--- START SUPPLIED DATA ---

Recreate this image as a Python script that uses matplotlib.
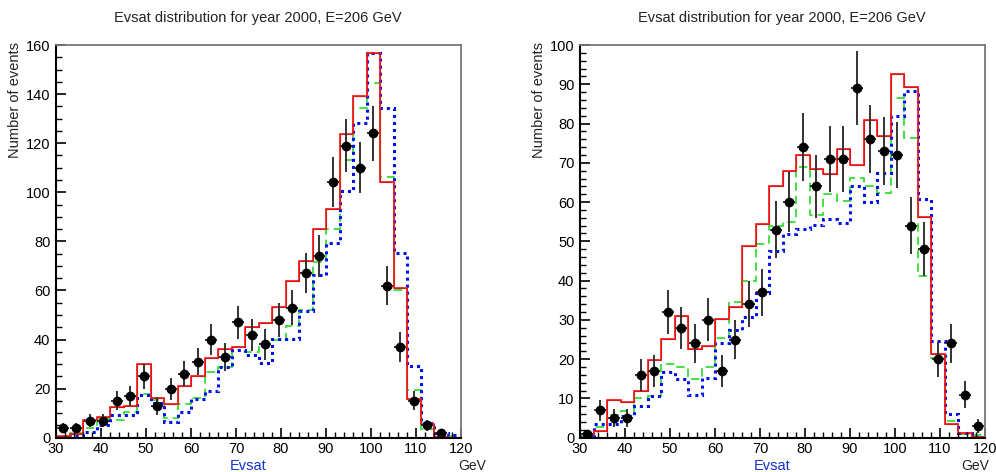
import numpy as np
import matplotlib
matplotlib.use("Agg")
import matplotlib.pyplot as plt
from matplotlib.ticker import MultipleLocator

# bins: 30 bins of 3 GeV from 30 to 120
edges = np.arange(30, 121, 3)
centers = edges[:-1] + 1.5

# left panel
data_l = [4, 4, 7, 7, 15, 17, 25, 13, 20, 26, 31, 40, 33, 47, 42, 38, 48, 53, 67, 74,
          104, 119, 110, 124, 62, 37, 15, 5, 2, 0]
red_l = [0.8, 1.5, 7.1, 8.6, 12.5, 12.9, 29.9, 16.3, 13.6, 21.2, 25, 32.6, 36, 37, 45, 46.9,
         53.4, 64, 72, 85.2, 93.2, 123.8, 139.4, 156.9, 104.3, 61.1, 15.8, 5.6, 0.3, 0]
black_l = list(red_l)
green_l = [0.4, 1.8, 4.1, 7.6, 7.1, 10.6, 17.8, 15.4, 8.0, 13.6, 16.3, 26.8, 28.8, 36.9, 35.1, 38,
           39.8, 45.6, 52, 71.7, 84.9, 113, 134.2, 144.4, 106.1, 60.2, 19.3, 3.5, 1.4, 0.5]
blue_l = [0.4, 0.8, 2.3, 5.2, 9.1, 9.1, 17.4, 14, 6.2, 10.6, 15.8, 19.2, 28.8, 35.7, 33.6, 30.3,
          40.2, 40.2, 51.7, 66.3, 79.2, 100.7, 128.1, 156.9, 134.5, 75.4, 29.3, 5.9, 1.8, 1.1]

# right panel
data_r = [1, 7, 5, 5, 16, 17, 32, 28, 24, 30, 17, 25, 34, 37, 53, 60, 74, 64, 71, 71,
          89, 76, 73, 72, 54, 48, 20, 24, 11, 3]
red_r = [1.0, 1.7, 9.6, 9.0, 11.8, 19.8, 25.2, 30.9, 22.5, 23.3, 30.2, 33.4, 48.9, 54.4, 64.1,
         68, 72, 68.5, 67.1, 73.5, 69.5, 80.9, 76.8, 92.6, 89.4, 56.1, 21.2, 3.5, 1.1, 0.3]
black_r = list(red_r)
green_r = [0.5, 2.6, 5.7, 6.9, 10.2, 10.6, 18.7, 17.9, 14.9, 18, 25.3, 34.5, 39.9, 49.3, 54,
           55, 69, 56.6, 62, 60.4, 66.2, 64, 62.2, 86.5, 76.3, 41.2, 20.2, 4.3, 0.9, 0.6]
blue_r = [0.6, 3.5, 3.5, 5.4, 8.1, 10.7, 16.7, 15, 10.9, 15.2, 24.1, 27.4, 30.8, 36.8, 47.6,
          51.8, 53.1, 54.2, 55.6, 54.6, 64, 60, 67.4, 81.8, 88.3, 60.8, 24.7, 6.0, 1.3, 0.3]

title = "Evsat distribution for year 2000, E=206 GeV"

plt.rcParams['font.family'] = ['Liberation Sans', 'DejaVu Sans']

fig = plt.figure(figsize=(9.96, 4.72), dpi=100)


def panel(rect, data, black, red, green, blue, ymax, ymaj, ymin):
    ax = fig.add_axes(rect)
    ax.stairs(black, edges, color='#333333', lw=0.8, baseline=0)
    ax.stairs(green, edges, color='#22dd22', lw=1.2, ls=(0, (5, 3)), baseline=0)
    ax.stairs(blue, edges, color='#0011ee', lw=2.2, ls=(0, (1, 1.3)), baseline=0)
    ax.stairs(red, edges, color='#ff1111', lw=1.2, baseline=0)
    d = np.array(data, dtype=float)
    m = d > 0
    ax.errorbar(centers[m], d[m], yerr=np.sqrt(d[m]), xerr=1.3, fmt='o', color='black',
                ecolor='#333333', ms=6, elinewidth=1.4, capsize=0, zorder=5)
    ax.set_xlim(30, 120)
    ax.set_ylim(0, ymax)
    ax.xaxis.set_major_locator(MultipleLocator(10))
    ax.xaxis.set_minor_locator(MultipleLocator(2))
    ax.yaxis.set_major_locator(MultipleLocator(ymaj))
    ax.yaxis.set_minor_locator(MultipleLocator(ymin))
    ax.tick_params(direction='in', which='major', length=7, width=1.2, labelsize=10.5, pad=4)
    ax.tick_params(axis='x', which='major', pad=3)
    ax.tick_params(direction='in', which='minor', length=4, width=1.0)
    for s in ['left', 'bottom']:
        ax.spines[s].set_linewidth(1.5)
    for s in ['top', 'right']:
        ax.spines[s].set_color('#777777')
        ax.spines[s].set_linewidth(1.3)
    return ax


axl = panel([56 / 996, 34.3 / 472, 405 / 996, 392.7 / 472],
            data_l, black_l, red_l, green_l, blue_l, 160, 20, 5)
axr = panel([580 / 996, 34.3 / 472, 405 / 996, 392.7 / 472],
            data_r, black_r, red_r, green_r, blue_r, 100, 10, 2)

for x0, xg in [(258, 472), (782, 975)]:
    fig.text(x0 / 996, 1 - 18 / 472, title, ha='center', va='center', fontsize=10.5,
             color='#222222')
    fig.text((x0 - 10) / 996, 1 - 466 / 472, 'Evsat', ha='center', va='center',
             fontsize=10.5, color='#1133cc')
    fig.text(xg / 996, 1 - 466 / 472, 'GeV', ha='center', va='center', fontsize=10,
             color='#222222')

fig.text(15 / 996, 1 - 42 / 472, 'Number of events', rotation=90, ha='center', va='top',
         fontsize=10.5, color='#222222')
fig.text(539 / 996, 1 - 42 / 472, 'Number of events', rotation=90, ha='center', va='top',
         fontsize=10.5, color='#222222')

fig.savefig('out.png', dpi=100)
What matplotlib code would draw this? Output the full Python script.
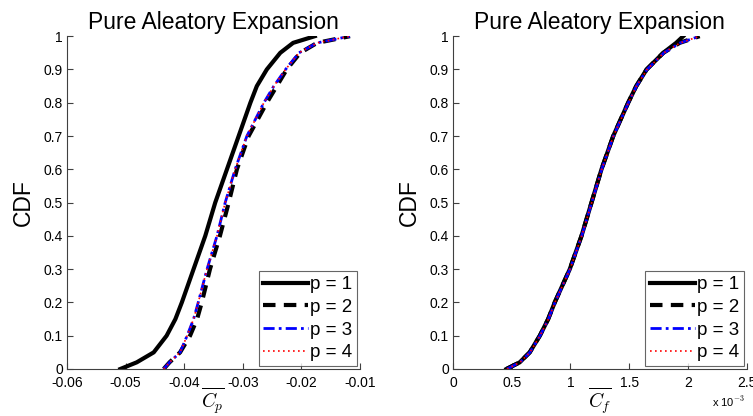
import matplotlib
matplotlib.use("Agg")
import matplotlib.pyplot as plt
from matplotlib.ticker import FuncFormatter, MultipleLocator

plt.rcParams['font.family'] = ['Liberation Sans', 'DejaVu Sans']
plt.rcParams['mathtext.fontset'] = 'cm'

cdf_levels = [0.0, 0.02, 0.05, 0.1, 0.15, 0.2, 0.3, 0.4, 0.5, 0.6, 0.7, 0.8, 0.85, 0.9, 0.95, 0.98, 1.0]

# Left panel: Cp quantiles
cp_p1 = [-0.0509, -0.0481, -0.0452, -0.0430, -0.0415, -0.0404, -0.0384, -0.0364, -0.0347,
         -0.0327, -0.0307, -0.0287, -0.0276, -0.0259, -0.0236, -0.0214, -0.0177]
cp_p2 = [-0.0435, -0.0425, -0.0407, -0.0390, -0.0378, -0.0370, -0.0356, -0.0339, -0.0324,
         -0.0310, -0.0290, -0.0259, -0.0242, -0.0225, -0.0202, -0.0173, -0.0117]
cp_p3 = [-0.0435, -0.0425, -0.0407, -0.0395, -0.0384, -0.0376, -0.0361, -0.0344, -0.0330,
         -0.0313, -0.0293, -0.0264, -0.0247, -0.0227, -0.0204, -0.0173, -0.0117]
cp_p4 = [-0.0435, -0.0425, -0.0407, -0.0395, -0.0384, -0.0376, -0.0361, -0.0344, -0.0330,
         -0.0313, -0.0293, -0.0264, -0.0247, -0.0227, -0.0204, -0.0173, -0.0117]

# Right panel: Cf quantiles
cf_p1 = [0.455e-3, 0.568e-3, 0.653e-3, 0.739e-3, 0.810e-3, 0.866e-3, 0.994e-3, 1.094e-3, 1.179e-3,
         1.264e-3, 1.364e-3, 1.491e-3, 1.560e-3, 1.648e-3, 1.790e-3, 1.900e-3, 1.960e-3]
cf_p2 = [0.455e-3, 0.568e-3, 0.653e-3, 0.739e-3, 0.810e-3, 0.866e-3, 0.994e-3, 1.094e-3, 1.179e-3,
         1.264e-3, 1.364e-3, 1.491e-3, 1.560e-3, 1.648e-3, 1.790e-3, 1.930e-3, 2.100e-3]
cf_p3 = [0.460e-3, 0.570e-3, 0.655e-3, 0.741e-3, 0.812e-3, 0.868e-3, 0.996e-3, 1.096e-3, 1.181e-3,
         1.266e-3, 1.366e-3, 1.493e-3, 1.562e-3, 1.652e-3, 1.795e-3, 1.935e-3, 2.100e-3]
cf_p4 = [0.460e-3, 0.570e-3, 0.655e-3, 0.741e-3, 0.812e-3, 0.868e-3, 0.996e-3, 1.096e-3, 1.181e-3,
         1.266e-3, 1.366e-3, 1.493e-3, 1.562e-3, 1.652e-3, 1.795e-3, 1.935e-3, 2.100e-3]

labels = ['p = 1', 'p = 2', 'p = 3', 'p = 4']
styles = [dict(color='black', ls='-', lw=3.0),
          dict(color='black', ls=(0, (3, 2)), lw=3.0),
          dict(color='blue', ls=(0, (4, 1.5, 1, 1.5)), lw=2.0),
          dict(color='red', ls=(0, (1, 2)), lw=1.2)]

fig = plt.figure(figsize=(7.53, 4.16), dpi=100)
ax1 = fig.add_axes([0.089, 0.113, 0.389, 0.800])
ax2 = fig.add_axes([0.6016, 0.113, 0.390, 0.800])

for ax, series in [(ax1, [cp_p1, cp_p2, cp_p3, cp_p4]), (ax2, [cf_p1, cf_p2, cf_p3, cf_p4])]:
    for s, lab, st in zip(series, labels, styles):
        ax.plot(s, cdf_levels, label=lab, **st)
    ax.set_ylim(0, 1)
    ax.yaxis.set_major_locator(MultipleLocator(0.1))
    ax.yaxis.set_major_formatter(FuncFormatter(lambda v, p: '%g' % round(v, 2)))
    for sp in ['top', 'right']:
        ax.spines[sp].set_visible(False)
    for sp in ['left', 'bottom']:
        ax.spines[sp].set_color('#404040')
        ax.spines[sp].set_linewidth(0.8)
    ax.tick_params(direction='in', length=4, width=0.8, labelsize=10, colors='#404040',
                   labelcolor='black', pad=3)
    ax.tick_params(axis='x', pad=5)
    ax.set_title('Pure Aleatory Expansion', fontsize=16.5, pad=5)
    ax.set_ylabel('CDF', fontsize=16.5, labelpad=6)
    leg = ax.legend(loc='lower right', fontsize=13.5, frameon=True, fancybox=False,
                    handlelength=2.4, handletextpad=0.1, borderpad=0.25, labelspacing=0.3,
                    borderaxespad=0.15)
    leg.get_frame().set_edgecolor('#404040')
    leg.get_frame().set_linewidth(0.8)

ax1.set_xlim(-0.06, -0.01)
ax1.xaxis.set_major_locator(MultipleLocator(0.01))
ax1.xaxis.set_major_formatter(FuncFormatter(lambda v, p: '%g' % round(v, 3)))
ax1.set_xlabel(r'$\overline{C_p}$', fontsize=14, labelpad=-3)

ax2.set_xlim(0, 2.5e-3)
ax2.xaxis.set_major_locator(MultipleLocator(0.5e-3))
ax2.xaxis.set_major_formatter(FuncFormatter(lambda v, p: '%g' % round(v * 1e3, 2)))
ax2.set_xlabel(r'$\overline{C_f}$', fontsize=14, labelpad=-3)
ax2.text(0.995, -0.075, r'x 10$^{-3}$', transform=ax2.transAxes, ha='right', va='top', fontsize=8)

fig.savefig('out.png', dpi=100)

--- END SUPPLIED DATA ---

TASK BRIEF
Everything from the first line of the records through the line containing "centers = edges[:-1] + 1.5" should be reproduced exactly, apart from the pictures.

THE COMPLETED TASK
Recreate this image as a Python script that uses matplotlib.
import numpy as np
import matplotlib
matplotlib.use("Agg")
import matplotlib.pyplot as plt
from matplotlib.ticker import MultipleLocator

# bins: 30 bins of 3 GeV from 30 to 120
edges = np.arange(30, 121, 3)
centers = edges[:-1] + 1.5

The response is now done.